Women are over-represented in many sectors and jobs with endemic low pay and insecurity, like health and social care, childcare, cleaning and retail. They are twice as likely as men to be working part-time and in want of more hours. Women also carry out the majority of work in the informal, unregulated areas of our economy, such as foster care, sex work, and domestic labour.

Increasing numbers of women are moving into self-employment, partly drawn by the potential of a more flexible approach to work. But flexibility doesn’t always mean autonomy over pay and time. The gender pay gap persists even for women in self-employment — in the financial year ending 2016, full-time men and women in self-employment earned £363 and £243 per week respectively.

In reality, choice” over working hours and contracts is predetermined by income levels and gender.

When you include part-time work in the calculation the gap becomes much starker. This is because women do more part-time work than men, and, crucially, because part-time work is paid less hour for hour — two facts which are not unrelated.

When we rely on individuals’ personal choice to make decisions about labour patterns in this way, it tends to be women, not men, who opt for part-time and flexible work to meet care needs, reinforcing existing care-related gendered labour inequalities.

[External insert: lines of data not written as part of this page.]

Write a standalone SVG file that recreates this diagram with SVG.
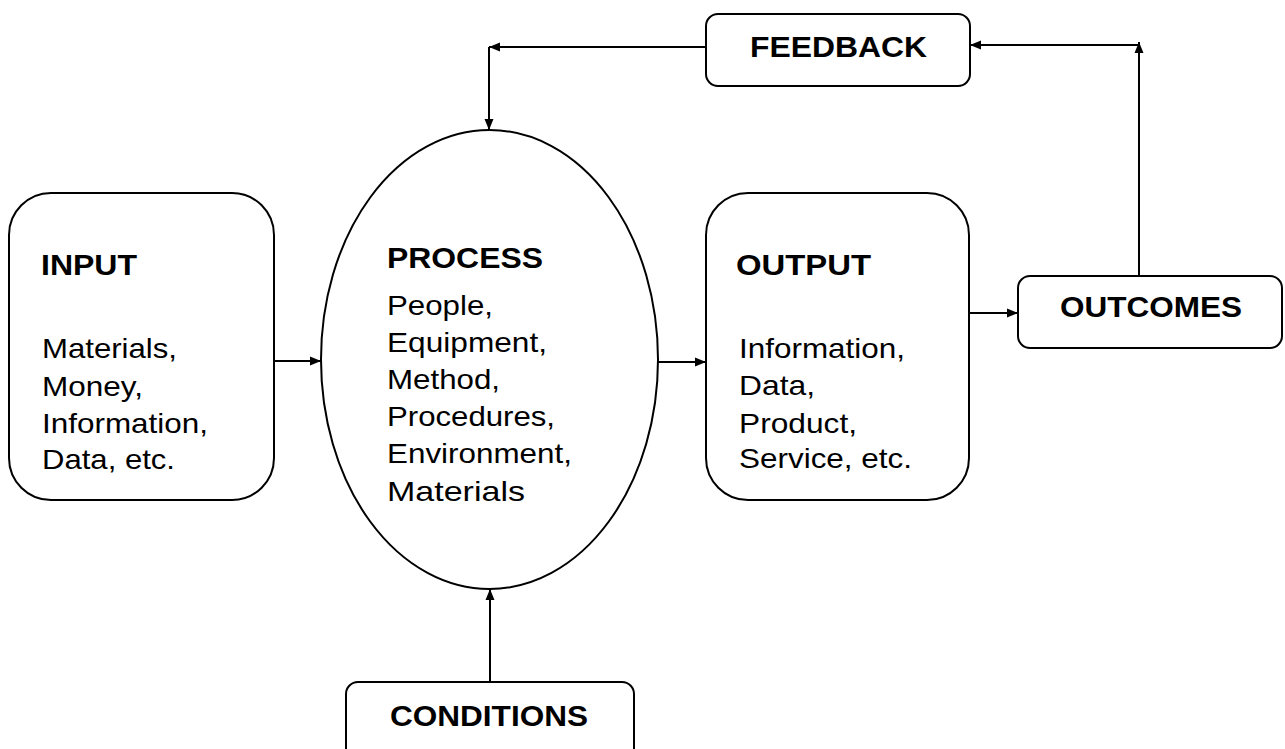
<svg xmlns="http://www.w3.org/2000/svg" width="1285" height="749" viewBox="0 0 1285 749">
<style>
.box{fill:#fff;stroke:#000;stroke-width:2}
.t{font-family:"Liberation Sans",Arial,sans-serif;font-size:28px;fill:#000}
.b{font-family:"Liberation Sans",Arial,sans-serif;font-size:29px;font-weight:bold;fill:#000}
.c{text-anchor:middle}
.ln{fill:none;stroke:#000;stroke-width:2}
</style>
<defs>
<marker id="ah" markerUnits="userSpaceOnUse" markerWidth="12" markerHeight="10" refX="11" refY="5" orient="auto">
<path d="M0,0.5 L11,5 L0,9.5 Z" fill="#000"/>
</marker>
</defs>
<rect width="1285" height="749" fill="#fff"/>
<g id="connectors">
<line class="ln" x1="274" y1="361" x2="321" y2="361" marker-end="url(#ah)"/>
<line class="ln" x1="658" y1="362" x2="706" y2="362" marker-end="url(#ah)"/>
<line class="ln" x1="969" y1="313" x2="1018" y2="313" marker-end="url(#ah)"/>
<line class="ln" x1="1139" y1="276" x2="1139" y2="42" marker-end="url(#ah)"/>
<line class="ln" x1="1139" y1="45" x2="970" y2="45" marker-end="url(#ah)"/>
<line class="ln" x1="706" y1="47" x2="489" y2="47" marker-end="url(#ah)"/>
<line class="ln" x1="489" y1="47" x2="489" y2="130" marker-end="url(#ah)"/>
<line class="ln" x1="490" y1="682" x2="490" y2="589" marker-end="url(#ah)"/>
</g>
<g id="input">
<rect class="box" x="9" y="193" width="265" height="307" rx="42" ry="42"/>
<text class="b" x="41" y="275" textLength="96" lengthAdjust="spacingAndGlyphs">INPUT</text>
<text class="t" x="42" y="358" textLength="135" lengthAdjust="spacingAndGlyphs">Materials,</text>
<text class="t" x="42" y="396" textLength="101" lengthAdjust="spacingAndGlyphs">Money,</text>
<text class="t" x="42" y="433" textLength="166" lengthAdjust="spacingAndGlyphs">Information,</text>
<text class="t" x="42" y="469" textLength="133" lengthAdjust="spacingAndGlyphs">Data, etc.</text>
</g>
<g id="process">
<ellipse class="box" cx="489.5" cy="359.5" rx="168.5" ry="229.5"/>
<text class="b" x="387" y="268" textLength="156" lengthAdjust="spacingAndGlyphs">PROCESS</text>
<text class="t" x="387" y="315" textLength="106" lengthAdjust="spacingAndGlyphs">People,</text>
<text class="t" x="387" y="352" textLength="160" lengthAdjust="spacingAndGlyphs">Equipment,</text>
<text class="t" x="387" y="389" textLength="113" lengthAdjust="spacingAndGlyphs">Method,</text>
<text class="t" x="387" y="426" textLength="168" lengthAdjust="spacingAndGlyphs">Procedures,</text>
<text class="t" x="387" y="463" textLength="185" lengthAdjust="spacingAndGlyphs">Environment,</text>
<text class="t" x="387" y="501" textLength="138" lengthAdjust="spacingAndGlyphs">Materials</text>
</g>
<g id="output">
<rect class="box" x="706" y="193" width="263" height="307" rx="42" ry="42"/>
<text class="b" x="736" y="275" textLength="135" lengthAdjust="spacingAndGlyphs">OUTPUT</text>
<text class="t" x="739" y="358" textLength="166" lengthAdjust="spacingAndGlyphs">Information,</text>
<text class="t" x="739" y="395" textLength="76" lengthAdjust="spacingAndGlyphs">Data,</text>
<text class="t" x="739" y="433" textLength="118" lengthAdjust="spacingAndGlyphs">Product,</text>
<text class="t" x="739" y="468" textLength="173" lengthAdjust="spacingAndGlyphs">Service, etc.</text>
</g>
<g id="feedback">
<rect class="box" x="706" y="14" width="264" height="72" rx="12" ry="12"/>
<text class="b c" x="838.5" y="57" textLength="177" lengthAdjust="spacingAndGlyphs">FEEDBACK</text>
</g>
<g id="outcomes">
<rect class="box" x="1018" y="276" width="264" height="72" rx="12" ry="12"/>
<text class="b c" x="1151" y="317" textLength="182" lengthAdjust="spacingAndGlyphs">OUTCOMES</text>
</g>
<g id="conditions">
<rect class="box" x="346" y="682" width="288" height="90" rx="12" ry="12"/>
<text class="b c" x="489" y="726" textLength="198" lengthAdjust="spacingAndGlyphs">CONDITIONS</text>
</g>
</svg>
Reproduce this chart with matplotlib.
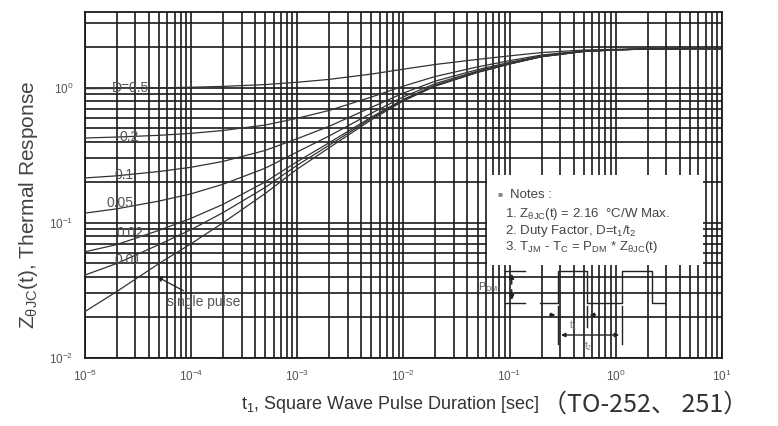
import matplotlib
matplotlib.use("Agg")
import matplotlib.pyplot as plt
from matplotlib.patches import Rectangle
from matplotlib.ticker import LogLocator, NullFormatter

plt.rcParams['font.family'] = ['Liberation Sans', 'DejaVu Sans']
plt.rcParams['mathtext.fontset'] = 'custom'
plt.rcParams['mathtext.rm'] = 'Liberation Sans'
plt.rcParams['mathtext.it'] = 'Liberation Sans'

# pulse duration (s)
t = [1e-5, 2e-5, 5e-5, 1e-4, 2e-4, 5e-4, 1e-3, 2e-3, 5e-3, 1e-2,
     2e-2, 5e-2, 0.1, 0.2, 0.5, 1, 2, 5, 10]

# thermal response
z_single = [0.022, 0.031, 0.05, 0.07, 0.1, 0.165, 0.25, 0.36, 0.58, 0.8,
            1.03, 1.3, 1.5, 1.7, 1.86, 1.91, 1.94, 1.95, 1.95]
z_d001 = [0.041, 0.05, 0.069, 0.089, 0.119, 0.183, 0.267, 0.376, 0.594, 0.812,
          1.039, 1.307, 1.505, 1.703, 1.861, 1.91, 1.94, 1.95, 1.95]
z_d002 = [0.061, 0.069, 0.088, 0.108, 0.137, 0.201, 0.284, 0.392, 0.607, 0.823,
          1.048, 1.313, 1.509, 1.705, 1.862, 1.911, 1.94, 1.95, 1.95]
z_d005 = [0.118, 0.127, 0.145, 0.164, 0.193, 0.254, 0.335, 0.44, 0.649, 0.858,
          1.076, 1.333, 1.523, 1.713, 1.865, 1.912, 1.94, 1.95, 1.95]
z_d01 = [0.215, 0.223, 0.24, 0.258, 0.285, 0.344, 0.42, 0.519, 0.717, 0.915,
         1.122, 1.365, 1.545, 1.725, 1.869, 1.914, 1.941, 1.95, 1.95]
z_d02 = [0.425, 0.432, 0.445, 0.46, 0.483, 0.53, 0.595, 0.68, 0.855, 1.03,
         1.214, 1.43, 1.59, 1.75, 1.878, 1.918, 1.942, 1.95, 1.95]
z_d05 = [0.986, 0.99, 1.0, 1.01, 1.025, 1.057, 1.1, 1.155, 1.265, 1.375,
         1.49, 1.625, 1.725, 1.825, 1.905, 1.93, 1.945, 1.95, 1.95]

curves = [z_d05, z_d02, z_d01, z_d005, z_d002, z_d001, z_single]

# curve labels and where they sit (data coords)
labels = ['D=0.5', '0.2', '0.1', '0.05', '0.02', '0.01']
label_x = [1.8e-5, 2.1e-5, 1.9e-5, 1.6e-5, 2.0e-5, 1.9e-5]
label_y = [1.0, 0.43, 0.225, 0.14, 0.084, 0.053]

xticks = [1e-5, 1e-4, 1e-3, 1e-2, 1e-1, 1, 10]
xticklabels = ['$10^{-5}$', '$10^{-4}$', '$10^{-3}$', '$10^{-2}$',
               '$10^{-1}$', '$10^{0}$', '$10^{1}$']
yticks = [1e-2, 1e-1, 1]
yticklabels = ['$10^{-2}$', '$10^{-1}$', '$10^{0}$']

fig = plt.figure(figsize=(7.78, 4.26), dpi=100)
ax = fig.add_axes([0.109, 0.16, 0.819, 0.812])
ax.set_xscale('log')
ax.set_yscale('log')
ax.set_xlim(1e-5, 10)
ax.set_ylim(1e-2, 3.65)

ax.xaxis.set_minor_locator(LogLocator(base=10, subs=range(2, 10), numticks=20))
ax.yaxis.set_minor_locator(LogLocator(base=10, subs=range(2, 10), numticks=20))
ax.xaxis.set_minor_formatter(NullFormatter())
ax.yaxis.set_minor_formatter(NullFormatter())
ax.grid(True, which='both', color='#1a1a1a', linewidth=1.2)
ax.set_axisbelow(True)

for z in curves:
    ax.plot(t, z, color='#333333', linewidth=0.9, zorder=3)

for lab, lx, ly in zip(labels, label_x, label_y):
    ax.text(lx, ly, lab, fontsize=10, color='#555555', va='center', ha='left',
            zorder=4)

ax.annotate('single pulse', xy=(4.5e-5, 0.041), xytext=(6e-5, 0.026),
            fontsize=10, color='#555555', va='center', ha='left', zorder=4,
            arrowprops=dict(arrowstyle='-|>', color='#222222', lw=0.9,
                            mutation_scale=8))

ax.set_xticks(xticks)
ax.set_xticklabels(xticklabels)
ax.set_yticks(yticks)
ax.set_yticklabels(yticklabels)
ax.tick_params(which='both', length=0, labelsize=8.5, labelcolor='#555555',
               pad=8)
for s in ax.spines.values():
    s.set_linewidth(1.3)
    s.set_color('#1a1a1a')

# notes box
tr = ax.transAxes
ax.add_patch(Rectangle((0.631, 0.269), 0.339, 0.26, transform=tr,
                       facecolor='white', edgecolor='none', zorder=5))
ax.text(0.648, 0.471, '■', transform=tr, fontsize=6, color='#888888',
        va='center', zorder=6)
ax.text(0.668, 0.471, 'Notes :', transform=tr, fontsize=9.5, color='#444444',
        va='center', zorder=6)
notes = [r'1. Z$_{\theta JC}$(t) = 2.16  °C/W Max.',
         r'2. Duty Factor, D=t$_1$/t$_2$',
         r'3. T$_{JM}$ - T$_C$ = P$_{DM}$ * Z$_{\theta JC}$(t)']
for i, line in enumerate(notes):
    ax.text(0.66, 0.415 - i * 0.048, line, transform=tr, fontsize=9.5,
            color='#444444', va='center', zorder=6)

# square wave sketch
k = dict(transform=tr, color='#222222', lw=1.0, zorder=6)
ax.plot([0.714, 0.743, 0.743, 0.788, 0.788, 0.843, 0.843, 0.890, 0.890, 0.911],
        [0.159, 0.159, 0.251, 0.251, 0.159, 0.159, 0.251, 0.251, 0.159, 0.159],
        **k)
ax.plot([0.659, 0.691], [0.251, 0.251], **k)
ax.plot([0.659, 0.691], [0.159, 0.159], **k)
ax.annotate('', xy=(0.67, 0.251), xytext=(0.67, 0.205), xycoords=tr,
            arrowprops=dict(arrowstyle='-|>', color='#222222', lw=1,
                            mutation_scale=7), zorder=6)
ax.annotate('', xy=(0.67, 0.159), xytext=(0.67, 0.205), xycoords=tr,
            arrowprops=dict(arrowstyle='-|>', color='#222222', lw=1,
                            mutation_scale=7), zorder=6)
ax.text(0.648, 0.205, r'P$_{DM}$', transform=tr, fontsize=7.5,
        color='#555555', ha='right', va='center', zorder=6)
ax.plot([0.743, 0.743], [0.04, 0.15], **k)
ax.plot([0.788, 0.788], [0.09, 0.15], **k)
ax.plot([0.843, 0.843], [0.04, 0.15], **k)
ax.annotate('', xy=(0.743, 0.124), xytext=(0.725, 0.124), xycoords=tr,
            arrowprops=dict(arrowstyle='-|>', color='#222222', lw=1,
                            mutation_scale=6), zorder=6)
ax.annotate('', xy=(0.788, 0.124), xytext=(0.806, 0.124), xycoords=tr,
            arrowprops=dict(arrowstyle='-|>', color='#222222', lw=1,
                            mutation_scale=6), zorder=6)
ax.annotate('', xy=(0.743, 0.066), xytext=(0.843, 0.066), xycoords=tr,
            arrowprops=dict(arrowstyle='<|-|>', color='#222222', lw=1,
                            mutation_scale=6), zorder=6)
ax.text(0.766, 0.095, r't$_1$', transform=tr, fontsize=7, color='#777777',
        ha='center', va='center', zorder=6)
ax.text(0.79, 0.035, r't$_2$', transform=tr, fontsize=7, color='#777777',
        ha='center', va='center', zorder=6)

fig.text(0.036, 0.52, r'Z$_{\theta JC}$(t), Thermal Response', rotation=90,
         fontsize=15, color='#444444', ha='center', va='center')
fig.text(0.694, 0.05, r't$_1$, Square Wave Pulse Duration [sec]',
         fontsize=13, color='#333333', ha='right', va='center')
fig.text(0.697, 0.05, '（TO-252、 251）', fontsize=18, color='#333333',
         ha='left', va='center',
         family=['Noto Sans CJK JP', 'DejaVu Sans'])

fig.savefig('out.png', dpi=100)
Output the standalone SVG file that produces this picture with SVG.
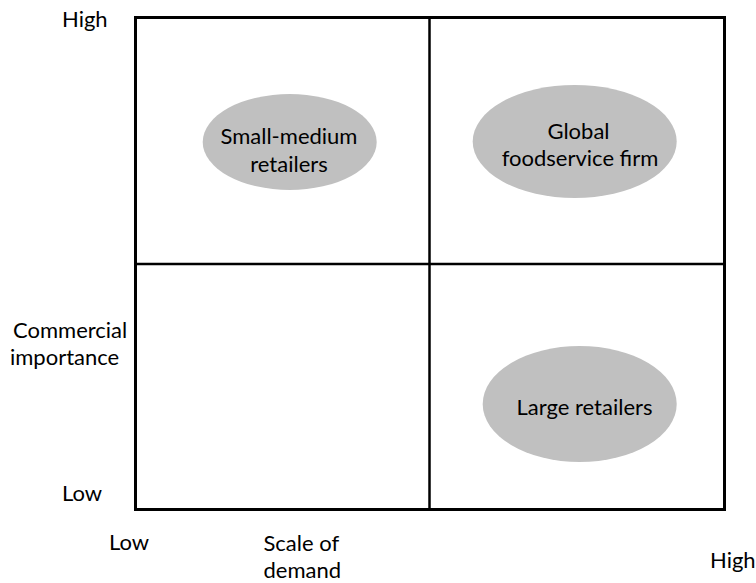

In reality choice” over working hours and contracts is predetermined by income levels and gender.

This is proliferating the gender pay gap as women are over-represented in forms of insecure work like zero hours contracts, and year-on-year women need to work 67 more days than men to earn the same amount.

These issues won’t be solved overnight but there are some important first steps we can take:

  1. Alternative models of childcare delivery that embed childcare in the social fabric of our communities, neighbourhoods and workplaces to bring costs down and enable free universal provision
  2. A shorter working week — a 30 hour working week isn’t going to suddenly destabilise the patriarchy, but if made available for all employees in a particular workplace or sector, without a reduction in incomes, it would enable people of all genders to pursue their working lives whilst also freeing up more time for caring commitments. This in turn would limit negative impacts of women taking more time out of work than men and suffering a hit in pay and progression as a consequence
  3. A generous social security system fit for today’s changing world of work 
  4. A collective voice — we are also working with trade unions to build the collective power and voice of those at the sharp end of our low pay, high insecurity labour market. Union representation in care work is particularly low and should be a target for policy change on workers’ rights and collective bargaining.

If we are truly going level the playing field for women at work, we need to refresh the narrative around the gender pay gap. Pay inequality is a structural, not an individual, issue and so the solutions to this persistent problem are around countering the biases and imbalances that exist in the jobs market, not putting the onus on women to shout louder in the workplace in order to be heard.